Monday, January 30, 2006

Funeral of an old man

Miss C and I spent most of the weekend attending the funeral of a very old man who had been sick a long time. We travelled north to the midlands and, it sometimes, felt, through a time warp, to the country as it was twenty years ago – drab grey houses, clean but shabby B&B’s with strange smells.

The mourners, suitably solemn, but not tearful, also had something of times past about them. The deceased had ten children, and his sons, now long grey themselves, filled the front pews with their large families. The service was shared between 5 or 6 priests, all white-haired, one too old to stand another who head was sunken between his shoulders. The priest who read to us from the New Testament delivered his piece in a sopoforic monotone. He managed to take a story that Buffy would be proud of – “Jesus confronts and defeats demon which in possession of some hapless man” – and strip the drama from it so completely that the tale seemed barely to leave a ripple on the consciousness of the congregation. Despite this, the service was not without moments of beauty, as when three priests joined to sing some phrases in perfect harmony at the climax of the mass. I did wonder if perhaps the very flatness of the preaching was soothing to the family.

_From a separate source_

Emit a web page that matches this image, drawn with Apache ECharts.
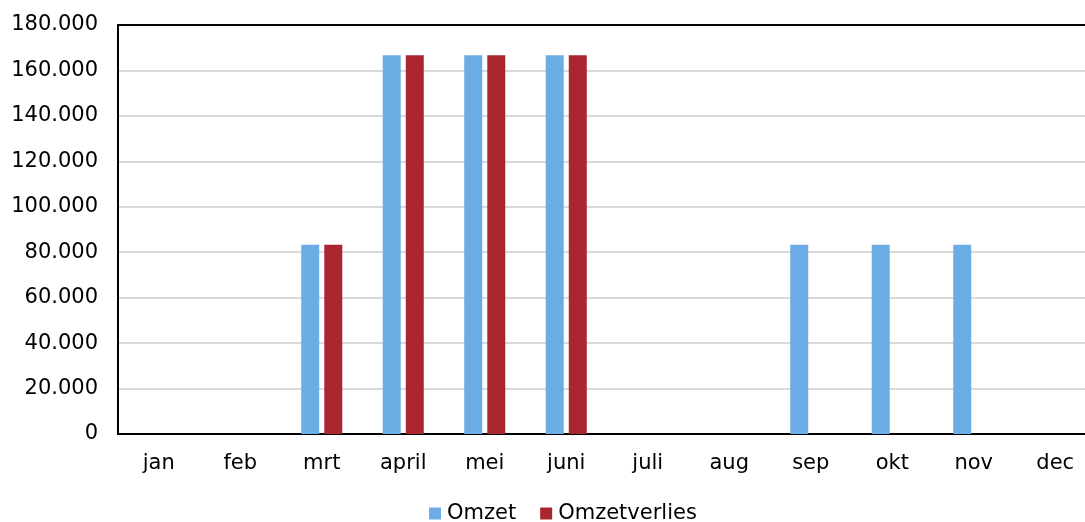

A long dark procession wended slowly towards the graveyard, pausing for a moment in front of a door with a black rosette. Among the tombs, a priest led the crowd in prayers from a portable lectern. I noticed that the grave diggers – two – had four long handled shovels standing in the mound of fresh earth beside the grave mouth. Then, sons and grandsons stepped forward, taking these and other from the hands of the professionals, and began to move with quick and personal rhythms. No symbolic handfuls here: as more came forward, tapping the man they came to relieve, I realised they intended to complete the job, a final service to their father. Miss C and I agreed that it was an awful thing: at once touching, and very hard to do.

We left the graveyard not under the traditional drizzle, but beneath a cloudless blue sky, air crisp with a promise of frost, me walking that country lane between Miss C and two of her sisters: easily the most fashionable and glamorous attendees, a very pretty tableaux marchant.